Make a New Normal

It shouldn’t be so hard to buy a pen

It shouldn’t be so hard to buy a pen
It shouldn’t be so hard to buy a pen

I walked up and down the aisle like I was forced to give away my first-born child. The racks full of such variety, color, and style, I was confounded and frustrated.

Eyes scanning up to all of the pens, then down to the phone. Websites rife with conflicting advice. How many of these people are primadonnas? Pens are pens, right?

And without trying it, how am I supposed to know whether I need .03 or .05? I want to test drive them all.

Unless you treat pens like a fashion accessory, how the hell are you supposed to know the difference between these cylindrical objects that fall into and out of your possession at random?

Just as soon as I was settling on a Micron .03, I find the the Sharpie fine-tips. That sends me into a new sort of panic.

It really shouldn’t be so hard to buy a pen. But for some reason it is. And it sucks.

Indecision

At one point in my life, grad school, I think, I first noticed that some pens are just really good. Before that point, all of them were crap to me.

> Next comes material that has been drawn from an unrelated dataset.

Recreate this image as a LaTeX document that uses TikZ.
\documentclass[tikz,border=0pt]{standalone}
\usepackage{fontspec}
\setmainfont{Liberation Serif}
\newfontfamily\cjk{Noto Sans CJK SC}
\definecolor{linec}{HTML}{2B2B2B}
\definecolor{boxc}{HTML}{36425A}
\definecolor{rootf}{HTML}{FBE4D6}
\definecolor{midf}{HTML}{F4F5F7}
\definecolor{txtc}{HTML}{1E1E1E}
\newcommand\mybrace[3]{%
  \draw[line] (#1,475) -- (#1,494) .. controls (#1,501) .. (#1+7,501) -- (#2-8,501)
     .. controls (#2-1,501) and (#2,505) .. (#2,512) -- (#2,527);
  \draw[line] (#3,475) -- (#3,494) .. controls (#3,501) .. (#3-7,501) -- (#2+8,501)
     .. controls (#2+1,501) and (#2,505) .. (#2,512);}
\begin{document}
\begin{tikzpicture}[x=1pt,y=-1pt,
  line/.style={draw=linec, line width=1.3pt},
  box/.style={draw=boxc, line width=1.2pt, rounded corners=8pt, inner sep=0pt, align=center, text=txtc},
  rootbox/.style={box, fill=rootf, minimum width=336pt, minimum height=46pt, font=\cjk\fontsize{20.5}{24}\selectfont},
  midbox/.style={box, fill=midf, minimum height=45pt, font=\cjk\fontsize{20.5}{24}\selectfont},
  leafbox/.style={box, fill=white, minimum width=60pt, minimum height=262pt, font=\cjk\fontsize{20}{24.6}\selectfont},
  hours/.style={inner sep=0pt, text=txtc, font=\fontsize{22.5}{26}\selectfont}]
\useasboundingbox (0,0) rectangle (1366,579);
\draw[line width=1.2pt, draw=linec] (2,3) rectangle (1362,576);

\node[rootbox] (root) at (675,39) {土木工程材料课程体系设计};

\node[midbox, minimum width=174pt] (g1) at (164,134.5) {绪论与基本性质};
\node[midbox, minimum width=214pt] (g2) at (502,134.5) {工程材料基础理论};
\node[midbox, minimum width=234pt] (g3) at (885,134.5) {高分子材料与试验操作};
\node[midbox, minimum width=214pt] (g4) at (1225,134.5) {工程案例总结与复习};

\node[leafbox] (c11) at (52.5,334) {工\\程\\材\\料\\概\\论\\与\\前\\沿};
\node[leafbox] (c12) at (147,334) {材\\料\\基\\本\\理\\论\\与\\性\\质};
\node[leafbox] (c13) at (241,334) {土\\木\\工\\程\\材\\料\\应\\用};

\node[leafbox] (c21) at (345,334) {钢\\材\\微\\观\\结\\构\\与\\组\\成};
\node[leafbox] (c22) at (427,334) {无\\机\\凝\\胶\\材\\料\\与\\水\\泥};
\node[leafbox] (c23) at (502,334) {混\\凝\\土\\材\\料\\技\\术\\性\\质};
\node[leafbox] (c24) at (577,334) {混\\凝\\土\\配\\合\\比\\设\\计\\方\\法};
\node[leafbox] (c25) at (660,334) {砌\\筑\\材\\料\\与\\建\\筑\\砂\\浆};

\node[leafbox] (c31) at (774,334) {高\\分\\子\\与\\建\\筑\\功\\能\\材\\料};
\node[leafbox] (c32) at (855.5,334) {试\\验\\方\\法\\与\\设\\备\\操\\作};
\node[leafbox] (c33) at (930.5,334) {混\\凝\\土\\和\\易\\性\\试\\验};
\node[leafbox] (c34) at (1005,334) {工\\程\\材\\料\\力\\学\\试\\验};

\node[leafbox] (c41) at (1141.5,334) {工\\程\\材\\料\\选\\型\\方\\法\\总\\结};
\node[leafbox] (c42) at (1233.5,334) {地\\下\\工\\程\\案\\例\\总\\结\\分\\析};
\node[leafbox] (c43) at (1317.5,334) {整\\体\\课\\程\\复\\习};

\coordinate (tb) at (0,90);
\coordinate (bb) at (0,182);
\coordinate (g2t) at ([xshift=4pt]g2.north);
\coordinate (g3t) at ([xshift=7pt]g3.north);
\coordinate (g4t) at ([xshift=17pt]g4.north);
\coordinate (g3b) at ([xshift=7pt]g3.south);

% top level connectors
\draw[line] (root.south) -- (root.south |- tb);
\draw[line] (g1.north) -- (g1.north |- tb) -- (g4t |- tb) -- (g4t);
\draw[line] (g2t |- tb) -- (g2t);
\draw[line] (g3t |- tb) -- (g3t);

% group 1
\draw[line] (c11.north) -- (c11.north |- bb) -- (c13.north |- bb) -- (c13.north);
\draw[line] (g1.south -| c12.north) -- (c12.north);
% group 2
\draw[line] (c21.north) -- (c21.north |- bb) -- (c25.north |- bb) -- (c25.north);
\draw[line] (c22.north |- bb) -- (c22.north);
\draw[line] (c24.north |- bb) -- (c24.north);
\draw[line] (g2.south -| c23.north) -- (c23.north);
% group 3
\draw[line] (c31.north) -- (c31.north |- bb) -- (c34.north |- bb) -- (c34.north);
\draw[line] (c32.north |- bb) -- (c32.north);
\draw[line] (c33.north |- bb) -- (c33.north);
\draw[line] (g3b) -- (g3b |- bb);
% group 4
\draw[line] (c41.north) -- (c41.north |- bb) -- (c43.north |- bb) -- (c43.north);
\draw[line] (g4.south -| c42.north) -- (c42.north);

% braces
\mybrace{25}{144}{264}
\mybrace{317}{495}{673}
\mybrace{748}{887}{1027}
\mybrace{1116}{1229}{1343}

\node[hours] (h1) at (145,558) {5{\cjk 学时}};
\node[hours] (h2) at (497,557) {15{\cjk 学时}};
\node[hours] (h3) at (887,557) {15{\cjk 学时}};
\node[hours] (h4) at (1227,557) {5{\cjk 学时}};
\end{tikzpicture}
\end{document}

And yet one suddenly stood above them all, like a revelation: the Pilot V-Ball. Blue, not black.

But since I’m a cheapskate, I wouldn’t spend money on what I wanted. I’d grab whatever was on sale and knowingly deal with the inevitable disappointment.

Besides, pens defy physics: they always disappear.

When I got married, I found my pens would disappear more quickly. When I had our first kid, I noticed the disappearance rate increased exponentially. She’s a born writer.

When the second got old enough, I just started handing them over, afraid the rate of increase would rip a hole in the space-time continuum.

So I can’t afford to know things about pens. I wasn’t supposed to like rollerballs because they’re cheap. I liked gel because it’s darker. But it smears. And, you know, my pens appear and disappear like I’m living with Fred and George Weasley. So I went back to rollerballs. Why are they smearing now?

I bought some colored pens. I was super excited until I found out that they bleed through the paper. They claimed to be pens but apparently they’re really markers. Son of a…

Back to the m$%@#@ing Staples.

Just pick one.

So I’m standing here trying to figure out what to buy. Fine-line. Check. Yes, they may be in the art section. But some may not. Oh, I’m going to burst…

$2.99 for one. $6.99 for 4 in different sizes. [Which ones do I really need? And how the hell am I supposed to know again?]

Fine. One. I’ll buy it so I can try the damn thing. It’s only been 10 minutes and the three employees who have asked to help me are worrying about my sanity.

I can do this. Just check out and go away and stay away long enough for them to forget how long it took me to decide on a stupid pen.

Oh look! Pens by the register! Let’s have a look.

You’ve gotta be kidding me. Sharpie pens. $1.99. I can even test it. No. I’m done with this.

Fine. Two pens. $5 for the whole thing. Yes, I know it took me awhile. Thanks for mentioning it cashier. I’m not completely embarrassed or anything.

Finally, the test.

Unlock the car, turn the ignition. Pause. I then turn my head toward my notebook.

OK, here we go.

I grab the Sharpie and write “Sharpie” in the book. Then wipe my thumb across it.

No way.

I open the Micron package and try it, writing “Micron.” Ooh, it’s darker. I wipe my thumb across. Faintest smear. Try again, count to 5. Wipe. Nothing.

Now I get it.


This is a truish story, more or less. Don’t believe me? Check out this picture.

It shouldn’t be so hard to buy a pen
Even the slightest smear of the Micron was less than I was getting from my ballpoint.

And if you’re wondering why a pen matters, chances are you don’t bullet journal. I’m pretty tool agnostic, but I endorse fine-line pens for anything.